[start]

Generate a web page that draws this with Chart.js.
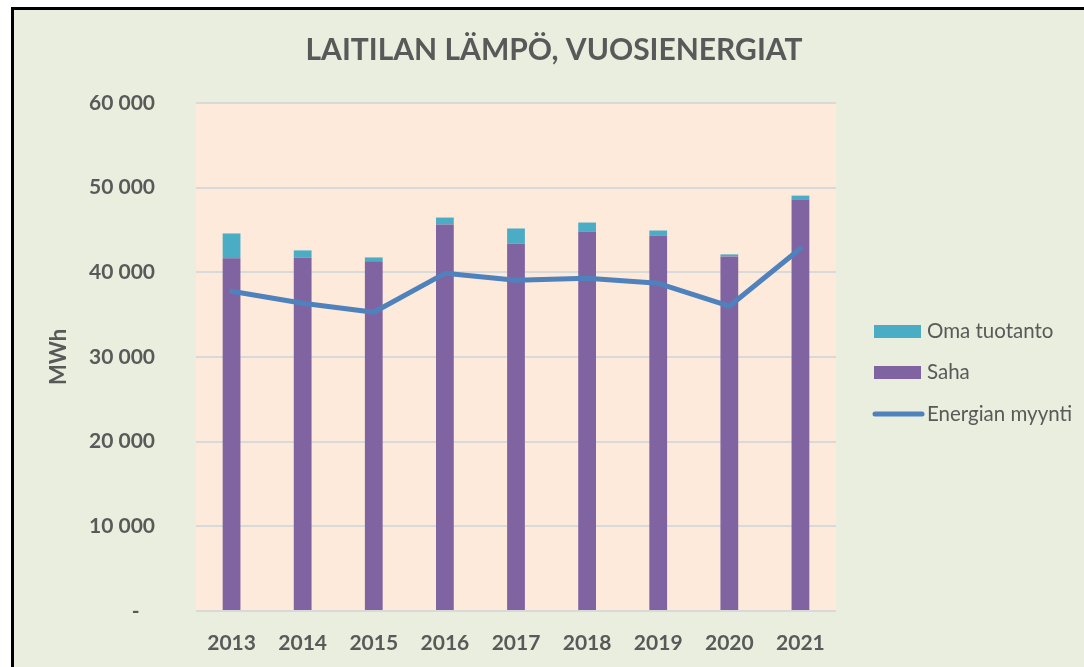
<!DOCTYPE html>
<html>
<head>
<meta charset="utf-8">
<script src="https://cdn.jsdelivr.net/npm/chart.js@4"></script>
<style>
  html, body { margin: 0; padding: 0; background: #fff; }
  canvas { display: block; }
</style>
</head>
<body>
<canvas id="chart" width="1084" height="667"></canvas>
<script>
// vuodet
const years = ['2013', '2014', '2015', '2016', '2017', '2018', '2019', '2020', '2021'];
// Saha (MWh)
const saha = [41650, 41760, 41300, 45650, 43410, 44820, 44350, 41880, 48590];
// Oma tuotanto (MWh)
const omaTuotanto = [2940, 830, 460, 820, 1770, 1060, 590, 240, 470];
// Energian myynti (MWh)
const myynti = [37760, 36350, 35290, 39880, 39060, 39290, 38700, 36000, 42820];
// y-akselin asteikko
const yTicks = [0, 10000, 20000, 30000, 40000, 50000, 60000];

const textColor = '#595959';
const fontFamily = 'Lato, "Open Sans", sans-serif';

// tausta ja kehys
const framePlugin = {
  id: 'frame',
  beforeDraw(chart) {
    const c = chart.ctx;
    const a = chart.chartArea;
    c.save();
    c.fillStyle = '#ffffff';
    c.fillRect(0, 0, chart.width, chart.height);
    c.fillStyle = '#EAEEDE';
    c.fillRect(12, 9, chart.width, chart.height);
    c.strokeStyle = '#000000';
    c.lineWidth = 3;
    c.beginPath();
    c.moveTo(12.5, chart.height + 5);
    c.lineTo(12.5, 8.5);
    c.lineTo(chart.width + 5, 8.5);
    c.stroke();
    c.fillStyle = '#FDEADA';
    c.fillRect(a.left, a.top, a.right - a.left, a.bottom - a.top);
    c.restore();
  }
};

// selite oikealla: Oma tuotanto, Saha, Energian myynti
const legendPlugin = {
  id: 'sideLegend',
  afterDraw(chart) {
    const c = chart.ctx;
    const ds = chart.data.datasets;
    const order = [2, 1, 0];
    const rows = [331, 372, 414];
    c.save();
    c.font = '20.5px ' + fontFamily;
    c.textBaseline = 'middle';
    order.forEach((i, k) => {
      const d = ds[i];
      const y = rows[k];
      if (d.type === 'line') {
        c.strokeStyle = d.borderColor;
        c.lineWidth = 5;
        c.lineCap = 'round';
        c.beginPath();
        c.moveTo(875, y);
        c.lineTo(922, y);
        c.stroke();
      } else {
        c.fillStyle = d.backgroundColor;
        c.fillRect(874, y - 6, 47, 13);
      }
      c.fillStyle = textColor;
      c.fillText(d.label, 927, y);
    });
    c.restore();
  }
};

function fmt(v) {
  if (v === 0) return '-   ';
  return String(v).replace(/\B(?=(\d{3})+(?!\d))/g, ' ');
}

const ctx = document.getElementById('chart').getContext('2d');

new Chart(ctx, {
  type: 'bar',
  data: {
    labels: years,
    datasets: [
      {
        type: 'line',
        label: 'Energian myynti',
        data: myynti,
        borderColor: '#4F81BD',
        backgroundColor: '#4F81BD',
        borderWidth: 5,
        pointRadius: 0,
        tension: 0,
        borderJoinStyle: 'round',
        borderCapStyle: 'round',
        stack: 'line',
        order: 0
      },
      {
        label: 'Saha',
        data: saha,
        backgroundColor: '#8064A2',
        stack: 'bars',
        order: 1
      },
      {
        label: 'Oma tuotanto',
        data: omaTuotanto,
        backgroundColor: '#4BACC6',
        stack: 'bars',
        order: 1
      }
    ]
  },
  options: {
    responsive: false,
    animation: false,
    layout: { padding: { left: 24, right: 0, top: 0, bottom: 0 } },
    datasets: {
      bar: { categoryPercentage: 1, barPercentage: 0.25 }
    },
    plugins: {
      legend: { display: false },
      tooltip: { enabled: false },
      title: {
        display: true,
        text: 'LAITILAN LÄMPÖ, VUOSIENERGIAT',
        color: textColor,
        font: { family: fontFamily, size: 30, weight: 'bold', lineHeight: 1.2 },
        padding: { top: 32, bottom: 35 }
      }
    },
    scales: {
      x: {
        stacked: true,
        grid: { display: false },
        border: { display: false },
        ticks: {
          color: textColor,
          padding: 12,
          font: { family: fontFamily, size: 21, weight: 'bold' }
        },
        afterFit(s) { s.height = 56; }
      },
      y: {
        stacked: true,
        min: yTicks[0],
        max: yTicks[yTicks.length - 1],
        afterBuildTicks(s) { s.ticks = yTicks.map(v => ({ value: v })); },
        grid: { color: '#D9D9D9', lineWidth: 2, drawTicks: false },
        border: { display: false },
        ticks: {
          color: textColor,
          padding: 41,
          font: { family: fontFamily, size: 21, weight: 'bold' },
          callback: v => fmt(v)
        },
        title: {
          display: true,
          text: 'MWh',
          color: textColor,
          font: { family: fontFamily, size: 22, weight: 'bold' },
          padding: { top: 22, bottom: 0 }
        },
        afterFit(s) { s.width = 172; }
      },
      yRight: {
        position: 'right',
        display: true,
        grid: { display: false },
        border: { display: false },
        ticks: { display: false },
        afterFit(s) { s.width = 248; }
      }
    }
  },
  plugins: [framePlugin, legendPlugin]
});
</script>
</body>
</html>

[end]

Word for word, quote the full listing, omitting every picture.

Generate a web page that draws this with Chart.js.
<!DOCTYPE html>
<html>
<head>
<meta charset="utf-8">
<script src="https://cdn.jsdelivr.net/npm/chart.js@4"></script>
<style>
  html, body { margin: 0; padding: 0; background: #fff; }
  canvas { display: block; }
</style>
</head>
<body>
<canvas id="chart" width="1084" height="667"></canvas>
<script>
// vuodet
const years = ['2013', '2014', '2015', '2016', '2017', '2018', '2019', '2020', '2021'];
// Saha (MWh)
const saha = [41650, 41760, 41300, 45650, 43410, 44820, 44350, 41880, 48590];
// Oma tuotanto (MWh)
const omaTuotanto = [2940, 830, 460, 820, 1770, 1060, 590, 240, 470];
// Energian myynti (MWh)
const myynti = [37760, 36350, 35290, 39880, 39060, 39290, 38700, 36000, 42820];
// y-akselin asteikko
const yTicks = [0, 10000, 20000, 30000, 40000, 50000, 60000];

const textColor = '#595959';
const fontFamily = 'Lato, "Open Sans", sans-serif';

// tausta ja kehys
const framePlugin = {
  id: 'frame',
  beforeDraw(chart) {
    const c = chart.ctx;
    const a = chart.chartArea;
    c.save();
    c.fillStyle = '#ffffff';
    c.fillRect(0, 0, chart.width, chart.height);
    c.fillStyle = '#EAEEDE';
    c.fillRect(12, 9, chart.width, chart.height);
    c.strokeStyle = '#000000';
    c.lineWidth = 3;
    c.beginPath();
    c.moveTo(12.5, chart.height + 5);
    c.lineTo(12.5, 8.5);
    c.lineTo(chart.width + 5, 8.5);
    c.stroke();
    c.fillStyle = '#FDEADA';
    c.fillRect(a.left, a.top, a.right - a.left, a.bottom - a.top);
    c.restore();
  }
};

// selite oikealla: Oma tuotanto, Saha, Energian myynti
const legendPlugin = {
  id: 'sideLegend',
  afterDraw(chart) {
    const c = chart.ctx;
    const ds = chart.data.datasets;
    const order = [2, 1, 0];
    const rows = [331, 372, 414];
    c.save();
    c.font = '20.5px ' + fontFamily;
    c.textBaseline = 'middle';
    order.forEach((i, k) => {
      const d = ds[i];
      const y = rows[k];
      if (d.type === 'line') {
        c.strokeStyle = d.borderColor;
        c.lineWidth = 5;
        c.lineCap = 'round';
        c.beginPath();
        c.moveTo(875, y);
        c.lineTo(922, y);
        c.stroke();
      } else {
        c.fillStyle = d.backgroundColor;
        c.fillRect(874, y - 6, 47, 13);
      }
      c.fillStyle = textColor;
      c.fillText(d.label, 927, y);
    });
    c.restore();
  }
};

function fmt(v) {
  if (v === 0) return '-   ';
  return String(v).replace(/\B(?=(\d{3})+(?!\d))/g, ' ');
}

const ctx = document.getElementById('chart').getContext('2d');

new Chart(ctx, {
  type: 'bar',
  data: {
    labels: years,
    datasets: [
      {
        type: 'line',
        label: 'Energian myynti',
        data: myynti,
        borderColor: '#4F81BD',
        backgroundColor: '#4F81BD',
        borderWidth: 5,
        pointRadius: 0,
        tension: 0,
        borderJoinStyle: 'round',
        borderCapStyle: 'round',
        stack: 'line',
        order: 0
      },
      {
        label: 'Saha',
        data: saha,
        backgroundColor: '#8064A2',
        stack: 'bars',
        order: 1
      },
      {
        label: 'Oma tuotanto',
        data: omaTuotanto,
        backgroundColor: '#4BACC6',
        stack: 'bars',
        order: 1
      }
    ]
  },
  options: {
    responsive: false,
    animation: false,
    layout: { padding: { left: 24, right: 0, top: 0, bottom: 0 } },
    datasets: {
      bar: { categoryPercentage: 1, barPercentage: 0.25 }
    },
    plugins: {
      legend: { display: false },
      tooltip: { enabled: false },
      title: {
        display: true,
        text: 'LAITILAN LÄMPÖ, VUOSIENERGIAT',
        color: textColor,
        font: { family: fontFamily, size: 30, weight: 'bold', lineHeight: 1.2 },
        padding: { top: 32, bottom: 35 }
      }
    },
    scales: {
      x: {
        stacked: true,
        grid: { display: false },
        border: { display: false },
        ticks: {
          color: textColor,
          padding: 12,
          font: { family: fontFamily, size: 21, weight: 'bold' }
        },
        afterFit(s) { s.height = 56; }
      },
      y: {
        stacked: true,
        min: yTicks[0],
        max: yTicks[yTicks.length - 1],
        afterBuildTicks(s) { s.ticks = yTicks.map(v => ({ value: v })); },
        grid: { color: '#D9D9D9', lineWidth: 2, drawTicks: false },
        border: { display: false },
        ticks: {
          color: textColor,
          padding: 41,
          font: { family: fontFamily, size: 21, weight: 'bold' },
          callback: v => fmt(v)
        },
        title: {
          display: true,
          text: 'MWh',
          color: textColor,
          font: { family: fontFamily, size: 22, weight: 'bold' },
          padding: { top: 22, bottom: 0 }
        },
        afterFit(s) { s.width = 172; }
      },
      yRight: {
        position: 'right',
        display: true,
        grid: { display: false },
        border: { display: false },
        ticks: { display: false },
        afterFit(s) { s.width = 248; }
      }
    }
  },
  plugins: [framePlugin, legendPlugin]
});
</script>
</body>
</html>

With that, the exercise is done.